Could solve problem of lack of liver donors for those who need transplants

Wake Forest University Baptist Medical Center researchers at the Institute for Regenerative Medicine are the first to successfully use human liver cells to create miniature, functional livers in a laboratory setting.

Pedro Baptista, PharmD, Ph.D., lead author of the study, and Shay Soker, Ph.D., project director and professor of regenerative medicine, have become the first researchers to engineer miniature livers that are capable of functioning like the human liver. This study aims to solve the shortage of donor livers available for those who need transplants. 

"We are excited about the possibilities this research represents, but must stress that we're at an early stage and many technical hurdles must be overcome before it could benefit patients," said Soker. "Not only must we learn how to grow billions of liver cells at one time in order to engineer livers large enough for patients, but we must determine whether these organs are safe to use in patients."

To ensure the safety of these miniature livers, researchers are looking to test them on animal models first. This seems like a simple test because these miniature livers, in fact, are animal livers to begin with. But these animal livers went through a process called decellularization, which means a mild detergent was used to remove all cells in the liver, leaving only the support structure. Then, two types of human cells replaced the original animal cells in the liver. These human cells are progenitors, which are immature liver cells, and endothelial cells, which line the blood vessels. 

Researchers then placed the liver into a bioreactor, which provides a continuous flow of oxygen and nutrients throughout the organ. The bioengineered liver was observed during its time in the bioreactor system, and after one week, widespread cell growth, the formation of human liver tissue and liver-associated function occurred within the organ. These were significant findings because up until this point, researchers had already demonstrated the ability to create a liver with animal cells, but they hadn't yet demonstrated the ability to engineer functional livers with human cells.

The next step is to see if these miniature livers can continue to function normally after being transplanted into an animal model. 

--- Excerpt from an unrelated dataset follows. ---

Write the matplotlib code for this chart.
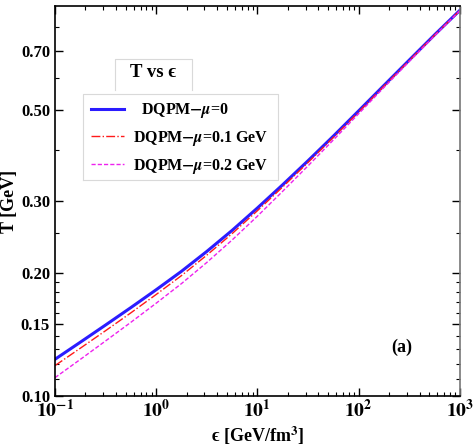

The researchers would like to see this new development lead to the production of whole-organ bioengineering, which could treat liver disease and result in the growing of other organs such as the kidneys and pancreas. In addition, bioengineered livers could be used to help evaluate the safety of new drugs. 

"This would more closely mimic drug metabolism in the human liver, something that can be difficult to reproduce in animal models," said Baptista. 

The abstract, "The Use of Whole Organ Decellularization for the Bioengineering of a Human Vascularized Liver," was presented Sunday at the annual meeting of the American Association for the Study of Liver Diseases in Boston.